Jesús es siempre Palabra del Padre, así lo enseña a los suyos: “El que no me ama no guarda mis palabras. La palabra no es mía, sino del Padre que me ha enviado” (Jn 14, 24). Él es siempre revelación, buena noticia. Y cuando Jesús, la Palabra encarnada habla, entonces Dios se nos dice abiertamente hasta el punto de que si amamos a Jesús y cumplimos su Palabra, entonces –asegura Jesús- “mi padre lo amará, vendremos a él y habitaremos en él” (Jn 14, 23).
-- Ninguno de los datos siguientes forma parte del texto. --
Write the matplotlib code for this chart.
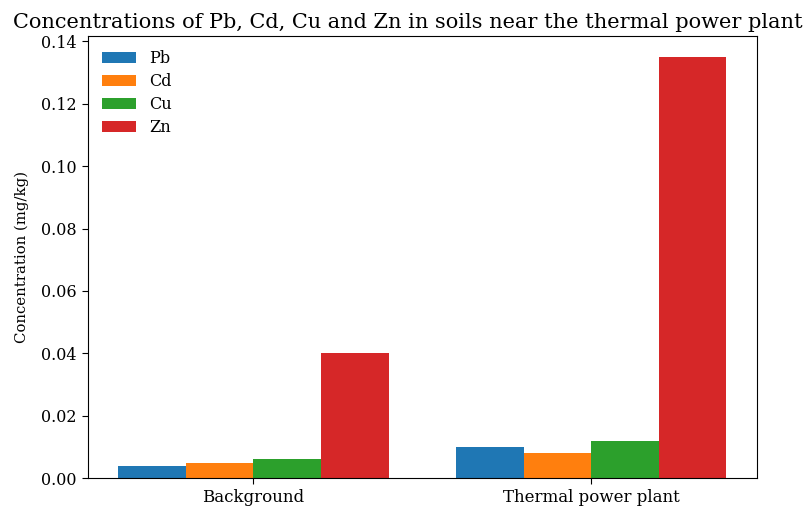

El profeta Isaías asemeja la Palabra de Dios a la lluvia y a la nieve que bajan del cielo y empapan la tierra, la fecundan y la hacen germinar. Este es el “encargo” de la lluvia y de la nieve. Del mismo modo, la Palabra de Dios no vuelve a él vacía, sino que hace su voluntad y cumple su encargo que es dar vida.

Jesús observa los diversos terrenos donde solía caer la semilla: al borde del camino, el terreno pedregoso, entre zarzas, en tierra buena. Él mismo indica el significado de cada uno de estos terrenos y por qué la semilla se malogra en ellos o da fruto abundante.

Los agricultores, año tras año, cuidan sus tierras: quitan las malas hierbas, sacan las piedras, remueven la tierra y la abonan. El creyente ha de cuidar también con esmero su tierra, es decir su capacidad de escucha evitando los ruidos que apagan la voz de Dios. Sobre todo, ha de crear un clima de silencio interior allí donde Dios habla. Hay que escuchar con corazón sencillo, con la docilidad de discípulo y “guardar” la Palabra que implica abrazarla, cuidarla, respetarla y agradecerla.

Recibida la Palabra de Dios en nuestra tierra, desentrañarla en silencio orante para poder escuchar la riqueza latente de lo que hoy nos dice el Señor.

Finalmente, al estilo de María y ayudados por el Espíritu Santo: encarnar la Palabra de Dios en nuestras propias entrañas, que son –ni más ni menos, que- nuestra vida.